Both islands (Upolo and Savai'i) were overflowing with real gardens! They were first admired from our taxi-van as we zoomed around the coast of Savai'i to our resort, Stevensons at Manase. It seemed that every house (fale) in every village had a carefully tended ornamental garden, filled with beautifully coloured foliage plants, flowering shrubs, and green shade trees and palms. I was so excited!
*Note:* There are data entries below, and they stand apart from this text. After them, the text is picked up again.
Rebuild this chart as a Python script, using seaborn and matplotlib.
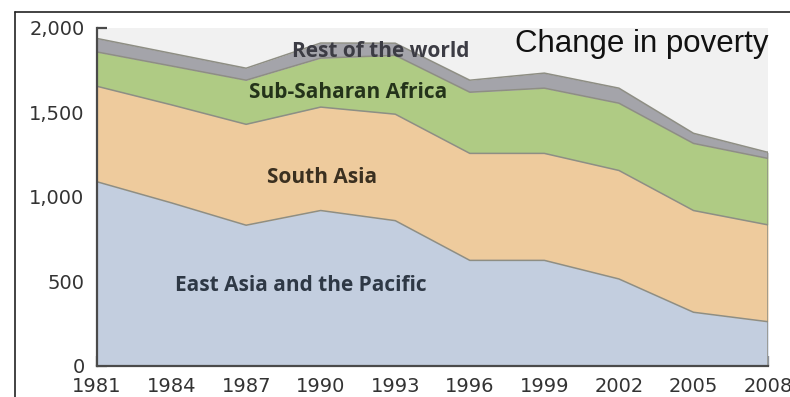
import numpy as np
import pandas as pd
import matplotlib
matplotlib.use("Agg")
import matplotlib.pyplot as plt
from matplotlib.lines import Line2D
import seaborn as sns

# Number of poor people (millions), by region
years = [1981, 1984, 1987, 1990, 1993, 1996, 1999, 2002, 2005, 2008]
east_asia = [1090, 965, 833, 920, 860, 625, 625, 515, 318, 262]
south_asia = [565, 580, 597, 612, 630, 633, 633, 642, 602, 573]
sub_saharan = [203, 230, 261, 290, 348, 362, 386, 398, 397, 393]
rest_world = [80, 75, 71, 89, 72, 71, 89, 89, 60, 36]

regions = ["East Asia and the Pacific", "South Asia", "Sub-Saharan Africa", "Rest of the world"]
colors = ["#c3cedf", "#eecb9d", "#afcb84", "#a4a4aa"]
y_ticks = [0, 500, 1000, 1500, 2000]
y_tick_labels = ["0", "500", "1,000", "1,500", "2,000"]

df = pd.DataFrame({"year": years, regions[0]: east_asia, regions[1]: south_asia,
                   regions[2]: sub_saharan, regions[3]: rest_world})

sns.set_theme(style="white")
plt.rcParams["font.family"] = ["DejaVu Sans"]

fig = plt.figure(figsize=(7.90, 3.97), dpi=100)
ax = fig.add_axes([0.1228, 0.0781, 0.8494, 0.8514])
ax.set_facecolor("#f1f1f1")

series = [df[r].to_numpy() for r in regions]
ax.stackplot(df["year"], *series, colors=colors, linewidth=0)

# region boundaries
cum = np.cumsum(np.vstack(series), axis=0)
for row in cum:
    sns.lineplot(x=df["year"], y=row, ax=ax, color="#8e8e84", linewidth=1.1, legend=False)
ax.plot([years[-1], years[-1]], [0, cum[-1][-1]], color="#8e8e84", linewidth=1.1)

ax.set_xlim(1981, 2008)
ax.set_ylim(0, 2000)
ax.set_xticks(years)
ax.set_xticklabels([str(y) for y in years])
ax.set_yticks(y_ticks)
ax.set_yticklabels(y_tick_labels)
ax.set_xlabel("")
ax.set_ylabel("")

for side in ["top", "right"]:
    ax.spines[side].set_visible(False)
for side in ["left", "bottom"]:
    ax.spines[side].set_color("#4a4a4a")
    ax.spines[side].set_linewidth(1.6)
ax.tick_params(axis="both", direction="in", length=7, width=1.6, color="#4a4a4a",
               labelsize=14, labelcolor="#333333")
ax.tick_params(axis="y", pad=9, left=True)
ax.tick_params(axis="x", pad=8, bottom=True)
ax.grid(False)

label_font = dict(family=["Open Sans", "DejaVu Sans"], fontsize=15, fontweight="bold",
                  ha="center", va="center")
ax.text(1992.4, 1860, "Rest of the world", color="#3c3c44", **label_font)
ax.text(1991.1, 1618, "Sub-Saharan Africa", color="#24331a", **label_font)
ax.text(1990.05, 1115, "South Asia", color="#3b3020", **label_font)
ax.text(1989.2, 476, "East Asia and the Pacific", color="#2e3845", **label_font)

fig.text(0.8127, 0.89, "Change in poverty", family=["Liberation Sans", "DejaVu Sans"],
         fontsize=22.5, color="#111111", ha="center", va="center")

# outer frame along the top and left edges
fig.add_artist(Line2D([15 / 790, 1.0], [1 - 12 / 397, 1 - 12 / 397], color="#222222",
                      linewidth=1.2, transform=fig.transFigure))
fig.add_artist(Line2D([15 / 790, 15 / 790], [0.0, 1 - 12 / 397], color="#222222",
                      linewidth=1.2, transform=fig.transFigure))

fig.savefig("out.png", dpi=100, facecolor="white")
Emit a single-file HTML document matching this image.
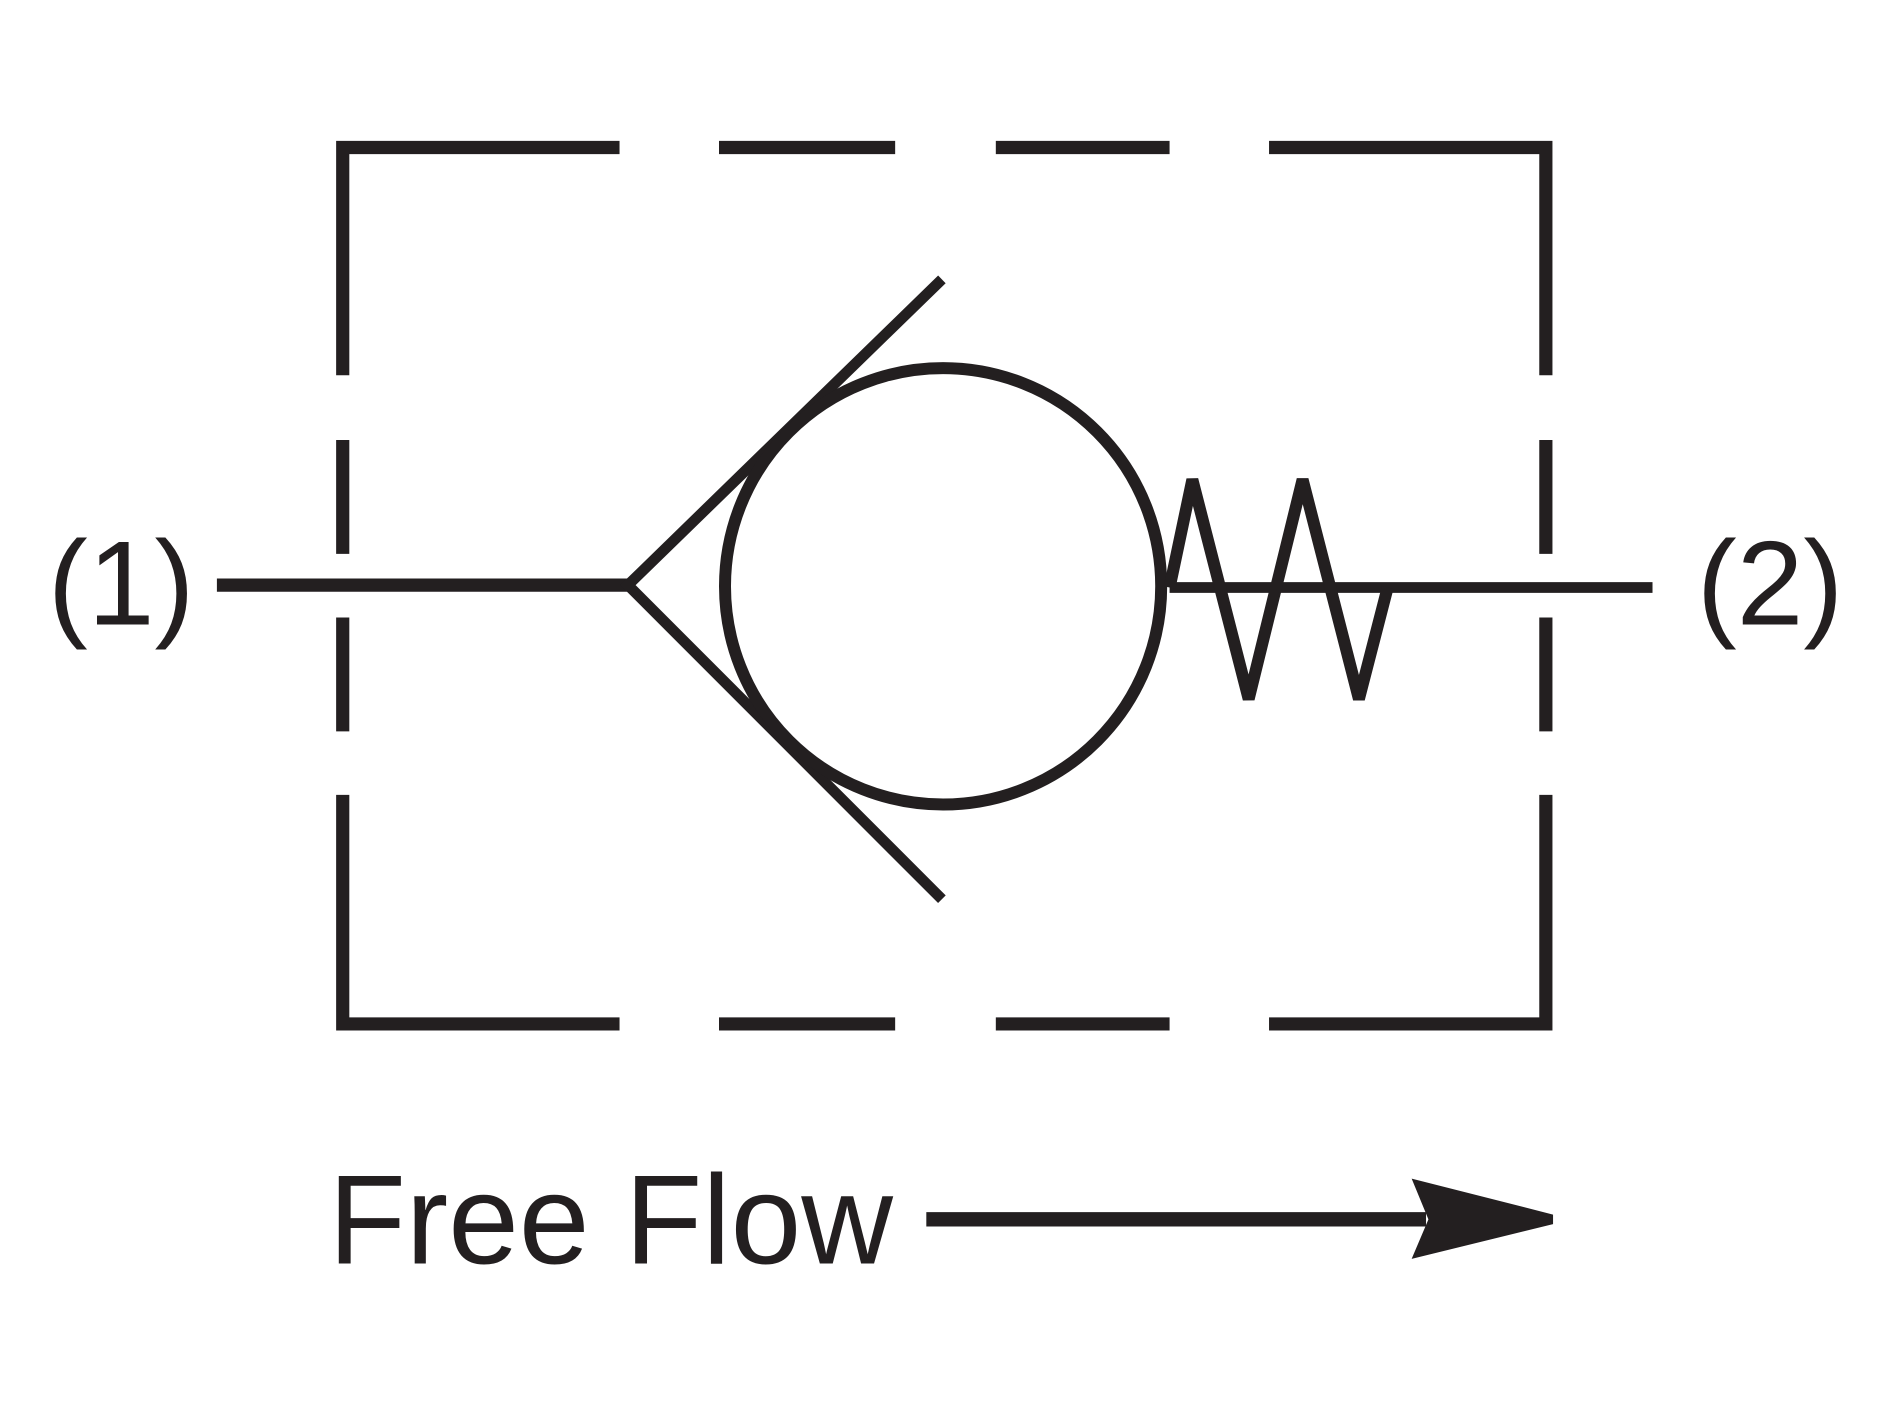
<!DOCTYPE html>
<html><head><style>html,body{margin:0;padding:0;background:#fff}svg{display:block}</style></head>
<body>
<svg width="1879" height="1410" viewBox="0 0 1568 1176" preserveAspectRatio="none" xmlns="http://www.w3.org/2000/svg">
<g stroke="#231f20" stroke-width="11" fill="none">
<path d="M286 313 V123 H517"/>
<path d="M600 123 H747 M831 123 H976"/>
<path d="M1059 123 H1290 V313"/>
<path d="M286 367 V462 M286 515 V610 M1290 367 V462 M1290 515 V610"/>
<path d="M286 663 V854 H517"/>
<path d="M600 854 H747 M831 854 H976"/>
<path d="M1059 854 H1290 V663"/>
<path d="M181 488 H524"/>
<path d="M786 233 L524 488 L786 750" stroke-width="9"/>
<circle cx="787" cy="489" r="182" stroke-width="10"/>
<path d="M976 490 H1379" stroke-width="9"/>
<path d="M976 490 L995 400 L1042 583 L1087 400 L1134 583 L1158 490" stroke-width="10" stroke-linejoin="miter"/>
<path d="M773 1017 H1190" stroke-width="12"/>
</g>
<path d="M1178 983 L1296 1013 V1021 L1178 1050 L1192 1017 Z" fill="#231f20"/>
<g font-family="Liberation Sans, sans-serif" fill="#231f20">
<text x="40" y="521" font-size="100">(1)</text>
<text x="1416" y="521" font-size="100">(2)</text>
<text x="274" y="1054" font-size="106">Free Flow</text>
</g>
</svg>
</body></html>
Tropical Hedge by Road-Side
Hedges and Edges
Every village also had beautiful hedges lining the roadside. These were dead straight rows of tropical plants, often built from the beautiful red, yellow and green Codiaeum Variegatum. They were all neatly trimmed waist high, and some had white painted rock edging. Occasionally, and oddly around some of the many colourful churches, there would be fences of wood and netting.
Manase Village
Some of the villages used bright plastic wheelie-bins for their rubbish, and these all had their own little resting place, carefully marked squares edged with painted stones.
Samoan Gardeners
I asked about the gardeners (four rather burly 'boys') who worked at our beach resort. Their job was to rake up dead leaves, trim the hedges, and trim the trees to keep them looking 'pretty'. They would plant a new hedge simply by pushing the prunings into the sand-soil. They liked to have edges (using stones or plants) for paths and walkways. When was the right time to plant new hedges? The gardeners simply knew when - nothing ever died.
Variegated Foliage
I met many village ladies weeding their front gardens. Trimming the tropical hedge seemed to be the man's job, needing a keen horizontal eye and the upper arm strength to wield a machete. Hibiscus blooms (alternating salmon pink and deep red) were often arranged on skewers and poked into green plants, adding colour. They would last one day.
Volcanic Rockeries
Samoa (quite near the equator) has moderate tropical temperatures, usually in the high twenties Celsius, and gentle warm rain. There are 26 volcanoes on the big island of Savai'i. Some houses grew their colourful shrubs in a neat square rockery filled with the dark volcanic rocks. Others used the rocks for their garden walls.
Tropical Textures
Some homes were built directly on lava fields, where vegetation struggled to grow in cracks and crevices. Others had the rain forest in their backyard - a backdrop of towering coconut palms, or vine-covered trees.
A lovely country, with lovely gardens. A gardener's paradise!
Footnote
Moosey stayed at Stevensons at Manase in a beach fale. She walked, swam in her turquoise blue UV top and board shorts, snoozed, took photographs, and peered at unknown tropical plants for eight lovely days.